GIVEN REQUEST: Retype word for word the first line of the listing and each line after it up to the line with "import seaborn as sns", with the pictures taken out.

>> START DATA TO USE

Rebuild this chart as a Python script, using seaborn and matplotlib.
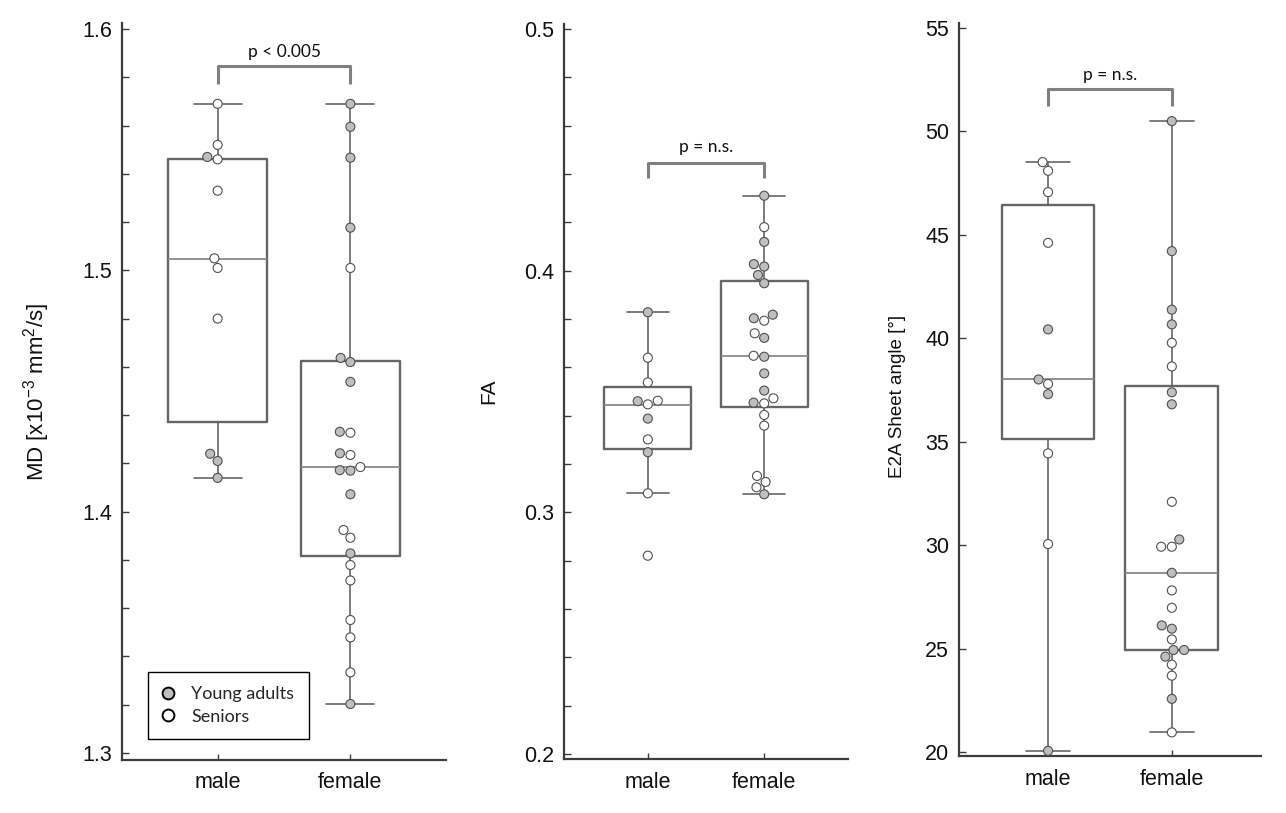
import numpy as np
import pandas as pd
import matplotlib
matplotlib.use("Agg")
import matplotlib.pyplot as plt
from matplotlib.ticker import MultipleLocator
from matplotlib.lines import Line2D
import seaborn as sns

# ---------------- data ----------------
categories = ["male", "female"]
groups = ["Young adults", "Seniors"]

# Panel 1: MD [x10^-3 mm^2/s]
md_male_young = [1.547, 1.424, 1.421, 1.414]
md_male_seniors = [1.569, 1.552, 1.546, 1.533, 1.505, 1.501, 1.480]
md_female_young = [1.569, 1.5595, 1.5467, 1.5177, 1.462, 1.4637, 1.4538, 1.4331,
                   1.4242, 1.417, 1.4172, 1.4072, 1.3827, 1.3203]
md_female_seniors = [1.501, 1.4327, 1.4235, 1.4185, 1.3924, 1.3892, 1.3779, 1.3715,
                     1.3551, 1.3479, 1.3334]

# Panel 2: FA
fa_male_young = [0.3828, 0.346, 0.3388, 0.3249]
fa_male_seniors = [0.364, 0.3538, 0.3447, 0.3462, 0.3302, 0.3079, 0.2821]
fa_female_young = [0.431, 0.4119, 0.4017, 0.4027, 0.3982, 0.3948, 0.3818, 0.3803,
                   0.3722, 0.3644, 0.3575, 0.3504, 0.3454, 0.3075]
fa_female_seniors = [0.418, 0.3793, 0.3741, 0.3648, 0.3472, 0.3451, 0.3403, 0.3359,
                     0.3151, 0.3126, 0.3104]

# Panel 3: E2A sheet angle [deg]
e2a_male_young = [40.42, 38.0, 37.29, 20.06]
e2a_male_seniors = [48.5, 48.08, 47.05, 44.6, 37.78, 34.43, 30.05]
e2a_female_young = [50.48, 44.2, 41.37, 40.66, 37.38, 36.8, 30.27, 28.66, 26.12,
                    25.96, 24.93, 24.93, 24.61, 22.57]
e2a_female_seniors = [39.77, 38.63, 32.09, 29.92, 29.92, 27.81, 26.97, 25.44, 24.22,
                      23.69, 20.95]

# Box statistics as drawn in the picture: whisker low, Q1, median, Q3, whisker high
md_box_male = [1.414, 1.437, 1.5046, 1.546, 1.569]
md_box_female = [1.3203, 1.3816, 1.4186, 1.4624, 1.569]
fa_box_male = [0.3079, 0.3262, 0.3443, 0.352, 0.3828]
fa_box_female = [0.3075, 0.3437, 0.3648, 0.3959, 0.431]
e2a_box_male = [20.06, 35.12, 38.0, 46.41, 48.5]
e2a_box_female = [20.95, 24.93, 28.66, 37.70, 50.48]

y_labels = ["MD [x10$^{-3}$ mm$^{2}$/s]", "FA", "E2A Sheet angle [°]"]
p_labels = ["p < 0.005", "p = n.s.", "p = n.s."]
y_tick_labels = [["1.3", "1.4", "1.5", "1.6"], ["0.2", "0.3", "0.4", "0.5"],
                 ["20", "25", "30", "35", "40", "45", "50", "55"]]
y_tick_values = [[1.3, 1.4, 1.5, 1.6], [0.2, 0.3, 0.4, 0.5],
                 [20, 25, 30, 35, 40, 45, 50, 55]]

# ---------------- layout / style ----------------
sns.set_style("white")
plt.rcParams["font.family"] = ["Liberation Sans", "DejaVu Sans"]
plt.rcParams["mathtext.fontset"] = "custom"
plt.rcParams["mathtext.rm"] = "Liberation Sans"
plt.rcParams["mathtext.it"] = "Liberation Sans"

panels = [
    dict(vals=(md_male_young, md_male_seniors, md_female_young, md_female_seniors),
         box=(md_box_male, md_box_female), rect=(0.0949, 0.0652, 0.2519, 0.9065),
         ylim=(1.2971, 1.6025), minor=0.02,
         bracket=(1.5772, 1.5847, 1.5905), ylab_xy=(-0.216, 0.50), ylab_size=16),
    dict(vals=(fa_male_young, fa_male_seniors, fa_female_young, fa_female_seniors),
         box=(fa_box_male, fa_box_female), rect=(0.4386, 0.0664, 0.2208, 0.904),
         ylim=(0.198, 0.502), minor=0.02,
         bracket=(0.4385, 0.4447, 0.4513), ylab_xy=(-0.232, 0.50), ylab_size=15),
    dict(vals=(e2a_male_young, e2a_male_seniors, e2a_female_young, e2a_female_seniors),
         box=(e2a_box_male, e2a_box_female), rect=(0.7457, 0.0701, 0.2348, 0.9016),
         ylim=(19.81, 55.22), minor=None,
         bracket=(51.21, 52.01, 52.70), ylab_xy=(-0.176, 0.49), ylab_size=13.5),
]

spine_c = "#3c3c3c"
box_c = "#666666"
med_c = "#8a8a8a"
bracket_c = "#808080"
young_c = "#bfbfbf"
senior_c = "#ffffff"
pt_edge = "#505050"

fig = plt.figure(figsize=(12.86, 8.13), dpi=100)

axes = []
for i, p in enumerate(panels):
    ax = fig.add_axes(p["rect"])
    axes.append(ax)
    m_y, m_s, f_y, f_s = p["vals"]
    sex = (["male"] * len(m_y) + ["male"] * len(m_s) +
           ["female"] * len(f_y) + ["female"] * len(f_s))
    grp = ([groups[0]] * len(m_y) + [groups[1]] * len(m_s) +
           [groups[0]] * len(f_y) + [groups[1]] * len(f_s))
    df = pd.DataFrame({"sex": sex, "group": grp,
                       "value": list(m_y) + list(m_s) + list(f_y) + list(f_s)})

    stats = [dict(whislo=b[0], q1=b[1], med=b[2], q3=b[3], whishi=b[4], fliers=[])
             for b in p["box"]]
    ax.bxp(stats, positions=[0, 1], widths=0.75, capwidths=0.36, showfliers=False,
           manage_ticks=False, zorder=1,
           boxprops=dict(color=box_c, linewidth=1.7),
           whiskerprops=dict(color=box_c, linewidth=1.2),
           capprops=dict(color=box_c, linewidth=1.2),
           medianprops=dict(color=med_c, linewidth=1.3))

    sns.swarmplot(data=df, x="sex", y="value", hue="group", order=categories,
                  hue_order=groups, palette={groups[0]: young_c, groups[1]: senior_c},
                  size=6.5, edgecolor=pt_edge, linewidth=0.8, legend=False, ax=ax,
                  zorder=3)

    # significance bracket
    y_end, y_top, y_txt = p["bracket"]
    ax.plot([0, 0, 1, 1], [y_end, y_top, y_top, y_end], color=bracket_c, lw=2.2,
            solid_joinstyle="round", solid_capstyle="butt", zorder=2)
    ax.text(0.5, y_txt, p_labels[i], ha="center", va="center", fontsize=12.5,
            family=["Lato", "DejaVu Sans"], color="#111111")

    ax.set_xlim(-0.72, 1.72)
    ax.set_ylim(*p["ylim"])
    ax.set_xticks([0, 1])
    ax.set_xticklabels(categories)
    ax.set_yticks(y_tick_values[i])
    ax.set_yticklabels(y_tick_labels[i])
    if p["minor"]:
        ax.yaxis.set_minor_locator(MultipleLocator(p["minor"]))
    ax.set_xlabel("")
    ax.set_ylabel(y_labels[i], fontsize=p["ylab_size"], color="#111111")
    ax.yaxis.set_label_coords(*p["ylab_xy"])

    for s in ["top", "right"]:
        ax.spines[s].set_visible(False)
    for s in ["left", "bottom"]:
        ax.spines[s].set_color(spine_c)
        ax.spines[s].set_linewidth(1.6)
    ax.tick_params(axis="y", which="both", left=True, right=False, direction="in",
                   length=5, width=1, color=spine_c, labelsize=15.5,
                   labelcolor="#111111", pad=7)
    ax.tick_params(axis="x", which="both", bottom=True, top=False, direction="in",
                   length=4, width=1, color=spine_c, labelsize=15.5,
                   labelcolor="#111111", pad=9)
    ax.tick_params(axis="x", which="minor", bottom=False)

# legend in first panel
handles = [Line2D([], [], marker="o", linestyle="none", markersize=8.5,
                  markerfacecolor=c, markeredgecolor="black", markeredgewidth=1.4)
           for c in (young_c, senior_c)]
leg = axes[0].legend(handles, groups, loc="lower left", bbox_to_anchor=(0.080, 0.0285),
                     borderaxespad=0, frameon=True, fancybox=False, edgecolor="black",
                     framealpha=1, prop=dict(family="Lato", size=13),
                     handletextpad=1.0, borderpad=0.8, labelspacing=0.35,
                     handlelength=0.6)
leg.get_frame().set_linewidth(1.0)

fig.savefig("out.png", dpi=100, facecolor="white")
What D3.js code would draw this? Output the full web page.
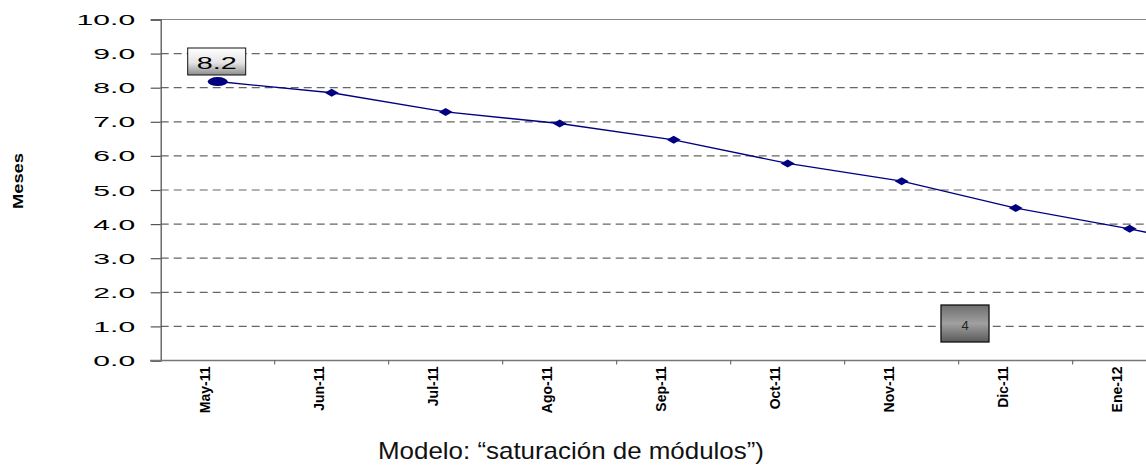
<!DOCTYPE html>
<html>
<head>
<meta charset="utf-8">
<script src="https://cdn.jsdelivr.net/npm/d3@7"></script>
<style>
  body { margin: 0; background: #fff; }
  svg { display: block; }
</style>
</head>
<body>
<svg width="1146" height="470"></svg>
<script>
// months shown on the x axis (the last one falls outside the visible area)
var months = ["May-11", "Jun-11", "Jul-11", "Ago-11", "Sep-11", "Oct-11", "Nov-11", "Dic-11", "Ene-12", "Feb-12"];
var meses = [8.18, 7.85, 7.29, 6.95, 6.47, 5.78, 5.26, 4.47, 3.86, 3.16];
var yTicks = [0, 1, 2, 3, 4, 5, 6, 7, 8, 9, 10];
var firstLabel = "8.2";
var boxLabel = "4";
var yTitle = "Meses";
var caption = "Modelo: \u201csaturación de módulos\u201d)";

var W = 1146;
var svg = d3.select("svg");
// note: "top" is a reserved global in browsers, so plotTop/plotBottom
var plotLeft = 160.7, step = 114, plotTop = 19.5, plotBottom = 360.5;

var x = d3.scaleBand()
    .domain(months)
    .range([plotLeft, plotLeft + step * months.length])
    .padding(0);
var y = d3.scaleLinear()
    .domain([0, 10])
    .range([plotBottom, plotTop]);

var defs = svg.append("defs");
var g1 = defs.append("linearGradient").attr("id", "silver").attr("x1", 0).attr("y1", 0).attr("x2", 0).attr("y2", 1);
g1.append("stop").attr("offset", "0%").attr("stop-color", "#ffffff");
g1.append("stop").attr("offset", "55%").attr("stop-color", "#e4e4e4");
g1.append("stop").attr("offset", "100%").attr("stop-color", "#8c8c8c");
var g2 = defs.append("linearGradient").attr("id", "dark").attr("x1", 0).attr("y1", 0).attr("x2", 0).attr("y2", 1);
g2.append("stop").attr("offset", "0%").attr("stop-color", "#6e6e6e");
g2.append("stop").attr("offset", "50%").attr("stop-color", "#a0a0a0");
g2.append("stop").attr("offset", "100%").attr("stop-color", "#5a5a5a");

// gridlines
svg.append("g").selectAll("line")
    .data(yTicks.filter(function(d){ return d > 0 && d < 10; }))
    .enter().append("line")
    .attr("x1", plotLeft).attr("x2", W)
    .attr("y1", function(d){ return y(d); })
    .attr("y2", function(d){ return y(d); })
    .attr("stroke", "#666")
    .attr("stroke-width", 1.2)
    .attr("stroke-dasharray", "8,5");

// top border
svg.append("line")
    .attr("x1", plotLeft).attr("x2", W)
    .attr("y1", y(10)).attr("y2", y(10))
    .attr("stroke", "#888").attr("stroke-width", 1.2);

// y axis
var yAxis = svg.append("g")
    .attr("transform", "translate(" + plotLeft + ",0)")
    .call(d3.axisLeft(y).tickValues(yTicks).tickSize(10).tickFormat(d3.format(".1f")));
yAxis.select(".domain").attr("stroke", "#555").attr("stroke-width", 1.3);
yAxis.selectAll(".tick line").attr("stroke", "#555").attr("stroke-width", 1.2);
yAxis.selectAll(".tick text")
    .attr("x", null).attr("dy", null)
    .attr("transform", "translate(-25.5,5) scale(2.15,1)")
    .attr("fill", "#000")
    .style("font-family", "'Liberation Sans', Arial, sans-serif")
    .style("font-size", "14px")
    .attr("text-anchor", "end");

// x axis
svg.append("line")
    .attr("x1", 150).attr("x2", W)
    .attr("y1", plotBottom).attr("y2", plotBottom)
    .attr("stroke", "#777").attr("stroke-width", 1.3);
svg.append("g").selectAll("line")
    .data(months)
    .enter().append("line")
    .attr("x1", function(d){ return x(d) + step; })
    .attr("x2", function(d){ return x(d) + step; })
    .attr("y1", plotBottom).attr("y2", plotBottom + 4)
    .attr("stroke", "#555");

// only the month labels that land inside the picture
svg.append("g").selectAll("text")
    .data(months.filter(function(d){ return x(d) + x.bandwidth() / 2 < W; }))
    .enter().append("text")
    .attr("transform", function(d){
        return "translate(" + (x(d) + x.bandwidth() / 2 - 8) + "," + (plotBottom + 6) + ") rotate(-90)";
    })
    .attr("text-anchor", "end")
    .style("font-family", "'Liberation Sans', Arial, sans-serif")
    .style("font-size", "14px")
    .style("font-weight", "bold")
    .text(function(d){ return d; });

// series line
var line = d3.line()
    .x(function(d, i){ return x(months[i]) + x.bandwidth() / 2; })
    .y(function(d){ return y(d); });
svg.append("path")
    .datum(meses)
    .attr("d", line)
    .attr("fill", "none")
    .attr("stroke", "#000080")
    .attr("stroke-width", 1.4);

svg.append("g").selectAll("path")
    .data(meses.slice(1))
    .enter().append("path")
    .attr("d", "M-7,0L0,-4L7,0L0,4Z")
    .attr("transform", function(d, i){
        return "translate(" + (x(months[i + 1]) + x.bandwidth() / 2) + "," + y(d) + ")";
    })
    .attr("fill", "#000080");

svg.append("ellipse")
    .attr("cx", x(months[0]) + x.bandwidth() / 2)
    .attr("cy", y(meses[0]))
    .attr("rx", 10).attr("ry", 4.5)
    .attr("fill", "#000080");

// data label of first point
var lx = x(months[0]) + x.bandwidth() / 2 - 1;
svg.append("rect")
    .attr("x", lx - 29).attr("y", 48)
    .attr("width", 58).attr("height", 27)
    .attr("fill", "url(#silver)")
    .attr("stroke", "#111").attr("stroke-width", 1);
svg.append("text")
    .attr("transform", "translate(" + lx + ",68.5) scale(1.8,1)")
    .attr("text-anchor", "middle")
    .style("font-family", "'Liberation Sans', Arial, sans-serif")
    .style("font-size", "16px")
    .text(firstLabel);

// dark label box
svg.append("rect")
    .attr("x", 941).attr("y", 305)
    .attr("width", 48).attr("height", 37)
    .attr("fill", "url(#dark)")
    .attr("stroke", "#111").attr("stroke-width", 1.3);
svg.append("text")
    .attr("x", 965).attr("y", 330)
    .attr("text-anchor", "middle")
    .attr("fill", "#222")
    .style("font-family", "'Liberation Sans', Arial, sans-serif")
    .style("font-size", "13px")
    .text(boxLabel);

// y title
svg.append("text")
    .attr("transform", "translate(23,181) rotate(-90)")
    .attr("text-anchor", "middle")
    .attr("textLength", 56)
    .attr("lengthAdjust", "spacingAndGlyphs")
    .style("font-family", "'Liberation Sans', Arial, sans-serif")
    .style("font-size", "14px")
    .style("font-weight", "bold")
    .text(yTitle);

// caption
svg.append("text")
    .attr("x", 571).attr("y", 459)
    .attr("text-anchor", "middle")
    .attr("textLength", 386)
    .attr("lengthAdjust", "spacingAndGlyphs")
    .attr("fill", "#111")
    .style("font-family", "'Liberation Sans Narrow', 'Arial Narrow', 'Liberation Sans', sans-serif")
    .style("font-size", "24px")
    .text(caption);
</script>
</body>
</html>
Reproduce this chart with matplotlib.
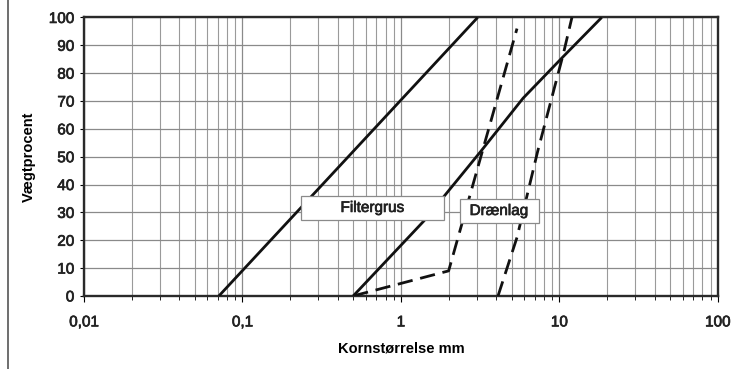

>> END DATA TO USE

FINISHED ANSWER:
Rebuild this chart as a Python script, using seaborn and matplotlib.
import numpy as np
import pandas as pd
import matplotlib
matplotlib.use("Agg")
import matplotlib.pyplot as plt
from matplotlib.ticker import MultipleLocator
from matplotlib.lines import Line2D
import seaborn as sns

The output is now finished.